◆ THE REQUEST ◆
Repeat every line of the data exactly, but not the pictures.

── EXTRACTED INFORMATION

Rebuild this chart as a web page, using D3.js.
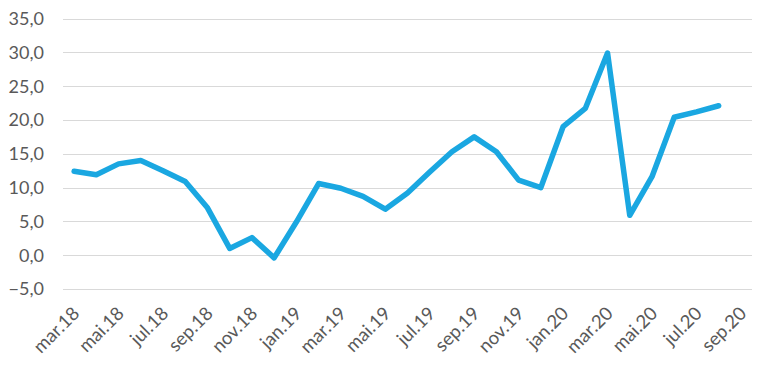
<!DOCTYPE html>
<html><head><meta charset="utf-8">
<script src="https://cdn.jsdelivr.net/npm/d3@7"></script>
<style>body{margin:0;background:#fff}svg{display:block}</style>
</head><body>
<svg id="c" width="771" height="371"></svg>
<script>
const months = ["mar.18","apr.18","mai.18","jun.18","jul.18","aug.18","sep.18","okt.18","nov.18","des.18",
"jan.19","feb.19","mar.19","apr.19","mai.19","jun.19","jul.19","aug.19","sep.19","okt.19","nov.19","des.19",
"jan.20","feb.20","mar.20","apr.20","mai.20","jun.20","jul.20","aug.20","sep.20"];
const values = [12.4,11.9,13.5,14.0,12.5,10.9,7.0,1.0,2.6,-0.4,
4.9,10.6,9.9,8.7,6.8,9.2,12.3,15.3,17.5,15.3,11.1,10.0,
19.0,21.7,29.9,5.9,11.6,20.4,21.2,22.1];
const tickLabels = ["mar.18","mai.18","jul.18","sep.18","nov.18","jan.19","mar.19","mai.19","jul.19","sep.19","nov.19","jan.20","mar.20","mai.20","jul.20","sep.20"];
const yTicks = [-5,0,5,10,15,20,25,30,35];

(function(){
const svg = d3.select("#c");
const mL = 63, mR = 752, mT = 18.5, mB = 289;
const x = d3.scaleBand().domain(months).range([mL, mR]);
const y = d3.scaleLinear().domain([-5, 35]).range([mB, mT]);
const fmt = v => d3.format(".1f")(v).replace(".", ",");
const font = "Lato, 'Open Sans', sans-serif";

svg.append("g").selectAll("line").data(yTicks).join("line")
  .attr("x1", mL).attr("x2", mR)
  .attr("y1", d => Math.round(y(d)) + 0.5).attr("y2", d => Math.round(y(d)) + 0.5)
  .attr("stroke", "#d9d9d9").attr("stroke-width", 1);

svg.append("g").selectAll("text").data(yTicks).join("text")
  .attr("x", 44).attr("y", d => y(d)).attr("dy", "0.36em")
  .attr("text-anchor", "end").attr("font-family", font).attr("font-size", 18)
  .attr("fill", "#595959").text(fmt);

svg.append("g").selectAll("text").data(tickLabels).join("text")
  .attr("transform", d => `translate(${x(d) + x.bandwidth()/2 + 2},${mB + 21}) rotate(-45)`)
  .attr("text-anchor", "end").attr("dy", "0.35em")
  .attr("font-family", font).attr("font-size", 18.5).attr("fill", "#595959").text(d => d);

const line = d3.line().x((d, i) => x(months[i]) + x.bandwidth()/2).y(d => y(d));
svg.append("path").datum(values).attr("d", line)
  .attr("fill", "none").attr("stroke", "#1aa7e1").attr("stroke-width", 5.5)
  .attr("stroke-linejoin", "round").attr("stroke-linecap", "round");
})();
</script>
</body></html>
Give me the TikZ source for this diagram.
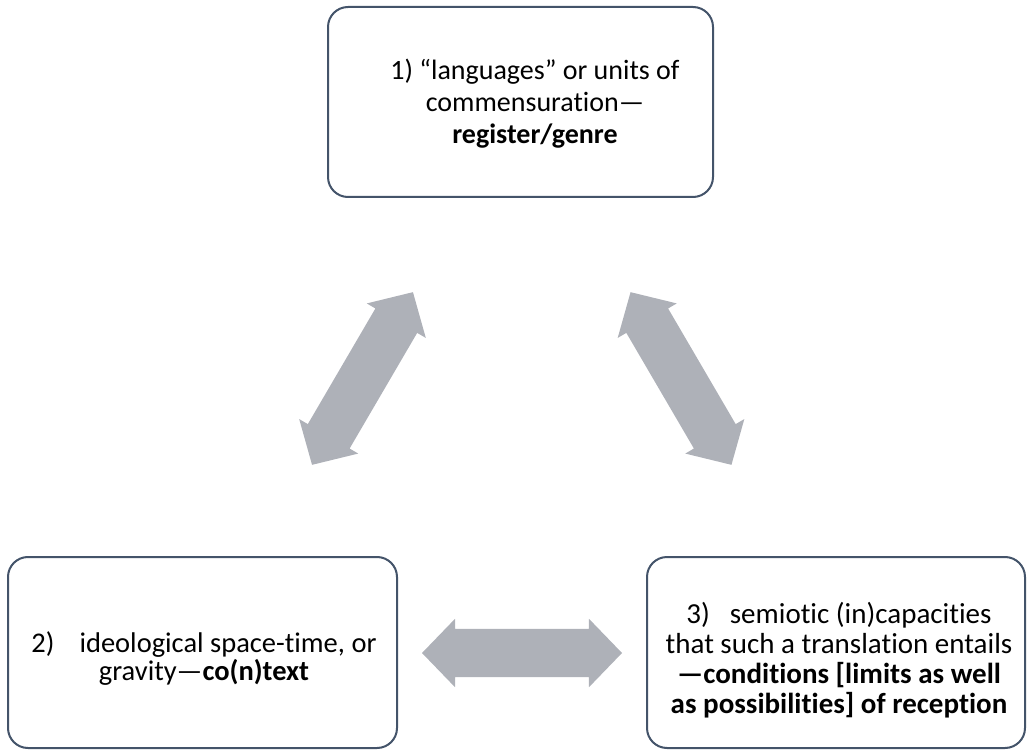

────

◆ SOLUTION FOR THIS TASK ◆
Rebuild this chart as a web page, using D3.js.
<!DOCTYPE html>
<html><head><meta charset="utf-8">
<script src="https://cdn.jsdelivr.net/npm/d3@7"></script>
<style>body{margin:0;background:#fff}svg{display:block}</style>
</head><body>
<svg id="c" width="771" height="371"></svg>
<script>
const months = ["mar.18","apr.18","mai.18","jun.18","jul.18","aug.18","sep.18","okt.18","nov.18","des.18",
"jan.19","feb.19","mar.19","apr.19","mai.19","jun.19","jul.19","aug.19","sep.19","okt.19","nov.19","des.19",
"jan.20","feb.20","mar.20","apr.20","mai.20","jun.20","jul.20","aug.20","sep.20"];
const values = [12.4,11.9,13.5,14.0,12.5,10.9,7.0,1.0,2.6,-0.4,
4.9,10.6,9.9,8.7,6.8,9.2,12.3,15.3,17.5,15.3,11.1,10.0,
19.0,21.7,29.9,5.9,11.6,20.4,21.2,22.1];
const tickLabels = ["mar.18","mai.18","jul.18","sep.18","nov.18","jan.19","mar.19","mai.19","jul.19","sep.19","nov.19","jan.20","mar.20","mai.20","jul.20","sep.20"];
const yTicks = [-5,0,5,10,15,20,25,30,35];

(function(){
const svg = d3.select("#c");
const mL = 63, mR = 752, mT = 18.5, mB = 289;
const x = d3.scaleBand().domain(months).range([mL, mR]);
const y = d3.scaleLinear().domain([-5, 35]).range([mB, mT]);
const fmt = v => d3.format(".1f")(v).replace(".", ",");
const font = "Lato, 'Open Sans', sans-serif";

svg.append("g").selectAll("line").data(yTicks).join("line")
  .attr("x1", mL).attr("x2", mR)
  .attr("y1", d => Math.round(y(d)) + 0.5).attr("y2", d => Math.round(y(d)) + 0.5)
  .attr("stroke", "#d9d9d9").attr("stroke-width", 1);

svg.append("g").selectAll("text").data(yTicks).join("text")
  .attr("x", 44).attr("y", d => y(d)).attr("dy", "0.36em")
  .attr("text-anchor", "end").attr("font-family", font).attr("font-size", 18)
  .attr("fill", "#595959").text(fmt);

svg.append("g").selectAll("text").data(tickLabels).join("text")
  .attr("transform", d => `translate(${x(d) + x.bandwidth()/2 + 2},${mB + 21}) rotate(-45)`)
  .attr("text-anchor", "end").attr("dy", "0.35em")
  .attr("font-family", font).attr("font-size", 18.5).attr("fill", "#595959").text(d => d);

const line = d3.line().x((d, i) => x(months[i]) + x.bandwidth()/2).y(d => y(d));
svg.append("path").datum(values).attr("d", line)
  .attr("fill", "none").attr("stroke", "#1aa7e1").attr("stroke-width", 5.5)
  .attr("stroke-linejoin", "round").attr("stroke-linecap", "round");
})();
</script>
</body></html>
Give me the TikZ source for this diagram.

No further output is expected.